▶ _Data block_

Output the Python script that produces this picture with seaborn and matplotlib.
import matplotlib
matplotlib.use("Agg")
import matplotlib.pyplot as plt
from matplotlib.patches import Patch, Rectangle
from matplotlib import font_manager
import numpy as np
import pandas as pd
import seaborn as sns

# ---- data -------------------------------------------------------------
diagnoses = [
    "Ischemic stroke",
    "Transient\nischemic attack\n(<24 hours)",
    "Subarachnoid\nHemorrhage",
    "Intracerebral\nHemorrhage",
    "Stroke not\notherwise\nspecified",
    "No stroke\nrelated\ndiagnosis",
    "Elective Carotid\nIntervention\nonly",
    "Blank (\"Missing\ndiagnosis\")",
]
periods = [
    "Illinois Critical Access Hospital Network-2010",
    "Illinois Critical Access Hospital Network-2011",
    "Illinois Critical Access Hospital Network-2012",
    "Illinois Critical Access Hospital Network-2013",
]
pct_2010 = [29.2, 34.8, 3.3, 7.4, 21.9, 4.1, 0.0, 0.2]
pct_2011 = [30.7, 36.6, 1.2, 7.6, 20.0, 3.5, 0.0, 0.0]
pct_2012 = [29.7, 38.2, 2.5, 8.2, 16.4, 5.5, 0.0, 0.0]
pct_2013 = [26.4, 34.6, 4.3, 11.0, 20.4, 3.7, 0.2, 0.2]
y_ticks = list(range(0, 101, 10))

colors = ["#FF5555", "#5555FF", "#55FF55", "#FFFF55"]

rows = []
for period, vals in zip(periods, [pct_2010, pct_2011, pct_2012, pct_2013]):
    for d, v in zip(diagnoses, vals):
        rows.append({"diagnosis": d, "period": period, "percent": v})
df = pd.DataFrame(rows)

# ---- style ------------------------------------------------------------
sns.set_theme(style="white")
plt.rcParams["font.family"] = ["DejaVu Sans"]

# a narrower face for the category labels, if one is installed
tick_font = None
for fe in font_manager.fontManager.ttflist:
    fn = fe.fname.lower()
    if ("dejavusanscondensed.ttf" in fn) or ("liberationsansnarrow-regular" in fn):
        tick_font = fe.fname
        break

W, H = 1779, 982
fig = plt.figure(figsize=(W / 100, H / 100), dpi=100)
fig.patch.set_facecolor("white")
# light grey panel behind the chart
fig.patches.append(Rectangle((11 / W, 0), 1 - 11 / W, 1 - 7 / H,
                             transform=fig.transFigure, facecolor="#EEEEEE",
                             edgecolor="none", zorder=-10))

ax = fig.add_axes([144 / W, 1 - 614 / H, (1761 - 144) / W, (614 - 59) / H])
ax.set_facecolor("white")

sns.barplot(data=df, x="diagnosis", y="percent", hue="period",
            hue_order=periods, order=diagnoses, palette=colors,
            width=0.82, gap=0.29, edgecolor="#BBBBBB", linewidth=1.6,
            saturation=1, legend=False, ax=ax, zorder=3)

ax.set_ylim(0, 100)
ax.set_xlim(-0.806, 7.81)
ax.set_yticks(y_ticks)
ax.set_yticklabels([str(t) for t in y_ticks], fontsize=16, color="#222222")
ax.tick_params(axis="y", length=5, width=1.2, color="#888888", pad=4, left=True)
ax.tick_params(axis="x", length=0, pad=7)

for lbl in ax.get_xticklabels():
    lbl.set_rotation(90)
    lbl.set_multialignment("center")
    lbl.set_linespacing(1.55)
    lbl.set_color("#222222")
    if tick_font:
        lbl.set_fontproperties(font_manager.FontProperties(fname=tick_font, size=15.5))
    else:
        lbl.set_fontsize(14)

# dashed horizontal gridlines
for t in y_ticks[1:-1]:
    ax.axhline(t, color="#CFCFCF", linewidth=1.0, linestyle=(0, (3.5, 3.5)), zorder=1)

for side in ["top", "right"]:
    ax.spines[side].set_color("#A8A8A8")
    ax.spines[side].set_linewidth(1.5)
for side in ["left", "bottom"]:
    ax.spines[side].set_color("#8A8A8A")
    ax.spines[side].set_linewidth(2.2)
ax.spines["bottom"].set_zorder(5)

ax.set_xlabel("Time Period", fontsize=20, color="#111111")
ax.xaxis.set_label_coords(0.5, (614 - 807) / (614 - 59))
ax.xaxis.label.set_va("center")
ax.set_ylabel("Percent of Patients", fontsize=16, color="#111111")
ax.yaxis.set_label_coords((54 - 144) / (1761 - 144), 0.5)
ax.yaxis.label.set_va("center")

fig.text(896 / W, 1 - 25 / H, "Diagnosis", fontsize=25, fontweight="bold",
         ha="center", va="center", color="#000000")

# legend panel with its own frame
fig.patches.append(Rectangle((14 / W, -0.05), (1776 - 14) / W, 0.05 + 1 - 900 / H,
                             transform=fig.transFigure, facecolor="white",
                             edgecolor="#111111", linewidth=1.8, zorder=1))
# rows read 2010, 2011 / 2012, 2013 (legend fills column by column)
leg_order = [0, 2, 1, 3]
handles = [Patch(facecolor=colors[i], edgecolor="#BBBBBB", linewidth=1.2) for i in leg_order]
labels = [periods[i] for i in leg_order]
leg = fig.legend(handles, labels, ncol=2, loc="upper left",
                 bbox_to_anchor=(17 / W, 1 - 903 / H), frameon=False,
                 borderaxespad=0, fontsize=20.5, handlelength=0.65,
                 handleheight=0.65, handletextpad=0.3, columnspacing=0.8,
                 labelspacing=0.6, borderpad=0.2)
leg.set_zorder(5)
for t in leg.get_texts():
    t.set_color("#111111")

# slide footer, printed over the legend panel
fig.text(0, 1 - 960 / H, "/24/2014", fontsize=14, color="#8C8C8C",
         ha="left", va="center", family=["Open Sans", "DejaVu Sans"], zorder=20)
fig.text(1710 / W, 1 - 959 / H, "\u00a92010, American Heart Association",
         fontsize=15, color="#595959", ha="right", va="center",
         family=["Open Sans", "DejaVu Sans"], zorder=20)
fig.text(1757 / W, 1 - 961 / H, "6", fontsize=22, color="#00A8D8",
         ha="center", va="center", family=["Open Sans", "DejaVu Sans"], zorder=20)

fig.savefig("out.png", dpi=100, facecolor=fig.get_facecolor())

▶ _What the task asks_
Return the material exactly as it stands.

▶ _Exercise response_
Output the Python script that produces this picture with seaborn and matplotlib.
import matplotlib
matplotlib.use("Agg")
import matplotlib.pyplot as plt
from matplotlib.patches import Patch, Rectangle
from matplotlib import font_manager
import numpy as np
import pandas as pd
import seaborn as sns

# ---- data -------------------------------------------------------------
diagnoses = [
    "Ischemic stroke",
    "Transient\nischemic attack\n(<24 hours)",
    "Subarachnoid\nHemorrhage",
    "Intracerebral\nHemorrhage",
    "Stroke not\notherwise\nspecified",
    "No stroke\nrelated\ndiagnosis",
    "Elective Carotid\nIntervention\nonly",
    "Blank (\"Missing\ndiagnosis\")",
]
periods = [
    "Illinois Critical Access Hospital Network-2010",
    "Illinois Critical Access Hospital Network-2011",
    "Illinois Critical Access Hospital Network-2012",
    "Illinois Critical Access Hospital Network-2013",
]
pct_2010 = [29.2, 34.8, 3.3, 7.4, 21.9, 4.1, 0.0, 0.2]
pct_2011 = [30.7, 36.6, 1.2, 7.6, 20.0, 3.5, 0.0, 0.0]
pct_2012 = [29.7, 38.2, 2.5, 8.2, 16.4, 5.5, 0.0, 0.0]
pct_2013 = [26.4, 34.6, 4.3, 11.0, 20.4, 3.7, 0.2, 0.2]
y_ticks = list(range(0, 101, 10))

colors = ["#FF5555", "#5555FF", "#55FF55", "#FFFF55"]

rows = []
for period, vals in zip(periods, [pct_2010, pct_2011, pct_2012, pct_2013]):
    for d, v in zip(diagnoses, vals):
        rows.append({"diagnosis": d, "period": period, "percent": v})
df = pd.DataFrame(rows)

# ---- style ------------------------------------------------------------
sns.set_theme(style="white")
plt.rcParams["font.family"] = ["DejaVu Sans"]

# a narrower face for the category labels, if one is installed
tick_font = None
for fe in font_manager.fontManager.ttflist:
    fn = fe.fname.lower()
    if ("dejavusanscondensed.ttf" in fn) or ("liberationsansnarrow-regular" in fn):
        tick_font = fe.fname
        break

W, H = 1779, 982
fig = plt.figure(figsize=(W / 100, H / 100), dpi=100)
fig.patch.set_facecolor("white")
# light grey panel behind the chart
fig.patches.append(Rectangle((11 / W, 0), 1 - 11 / W, 1 - 7 / H,
                             transform=fig.transFigure, facecolor="#EEEEEE",
                             edgecolor="none", zorder=-10))

ax = fig.add_axes([144 / W, 1 - 614 / H, (1761 - 144) / W, (614 - 59) / H])
ax.set_facecolor("white")

sns.barplot(data=df, x="diagnosis", y="percent", hue="period",
            hue_order=periods, order=diagnoses, palette=colors,
            width=0.82, gap=0.29, edgecolor="#BBBBBB", linewidth=1.6,
            saturation=1, legend=False, ax=ax, zorder=3)

ax.set_ylim(0, 100)
ax.set_xlim(-0.806, 7.81)
ax.set_yticks(y_ticks)
ax.set_yticklabels([str(t) for t in y_ticks], fontsize=16, color="#222222")
ax.tick_params(axis="y", length=5, width=1.2, color="#888888", pad=4, left=True)
ax.tick_params(axis="x", length=0, pad=7)

for lbl in ax.get_xticklabels():
    lbl.set_rotation(90)
    lbl.set_multialignment("center")
    lbl.set_linespacing(1.55)
    lbl.set_color("#222222")
    if tick_font:
        lbl.set_fontproperties(font_manager.FontProperties(fname=tick_font, size=15.5))
    else:
        lbl.set_fontsize(14)

# dashed horizontal gridlines
for t in y_ticks[1:-1]:
    ax.axhline(t, color="#CFCFCF", linewidth=1.0, linestyle=(0, (3.5, 3.5)), zorder=1)

for side in ["top", "right"]:
    ax.spines[side].set_color("#A8A8A8")
    ax.spines[side].set_linewidth(1.5)
for side in ["left", "bottom"]:
    ax.spines[side].set_color("#8A8A8A")
    ax.spines[side].set_linewidth(2.2)
ax.spines["bottom"].set_zorder(5)

ax.set_xlabel("Time Period", fontsize=20, color="#111111")
ax.xaxis.set_label_coords(0.5, (614 - 807) / (614 - 59))
ax.xaxis.label.set_va("center")
ax.set_ylabel("Percent of Patients", fontsize=16, color="#111111")
ax.yaxis.set_label_coords((54 - 144) / (1761 - 144), 0.5)
ax.yaxis.label.set_va("center")

fig.text(896 / W, 1 - 25 / H, "Diagnosis", fontsize=25, fontweight="bold",
         ha="center", va="center", color="#000000")

# legend panel with its own frame
fig.patches.append(Rectangle((14 / W, -0.05), (1776 - 14) / W, 0.05 + 1 - 900 / H,
                             transform=fig.transFigure, facecolor="white",
                             edgecolor="#111111", linewidth=1.8, zorder=1))
# rows read 2010, 2011 / 2012, 2013 (legend fills column by column)
leg_order = [0, 2, 1, 3]
handles = [Patch(facecolor=colors[i], edgecolor="#BBBBBB", linewidth=1.2) for i in leg_order]
labels = [periods[i] for i in leg_order]
leg = fig.legend(handles, labels, ncol=2, loc="upper left",
                 bbox_to_anchor=(17 / W, 1 - 903 / H), frameon=False,
                 borderaxespad=0, fontsize=20.5, handlelength=0.65,
                 handleheight=0.65, handletextpad=0.3, columnspacing=0.8,
                 labelspacing=0.6, borderpad=0.2)
leg.set_zorder(5)
for t in leg.get_texts():
    t.set_color("#111111")

# slide footer, printed over the legend panel
fig.text(0, 1 - 960 / H, "/24/2014", fontsize=14, color="#8C8C8C",
         ha="left", va="center", family=["Open Sans", "DejaVu Sans"], zorder=20)
fig.text(1710 / W, 1 - 959 / H, "\u00a92010, American Heart Association",
         fontsize=15, color="#595959", ha="right", va="center",
         family=["Open Sans", "DejaVu Sans"], zorder=20)
fig.text(1757 / W, 1 - 961 / H, "6", fontsize=22, color="#00A8D8",
         ha="center", va="center", family=["Open Sans", "DejaVu Sans"], zorder=20)

fig.savefig("out.png", dpi=100, facecolor=fig.get_facecolor())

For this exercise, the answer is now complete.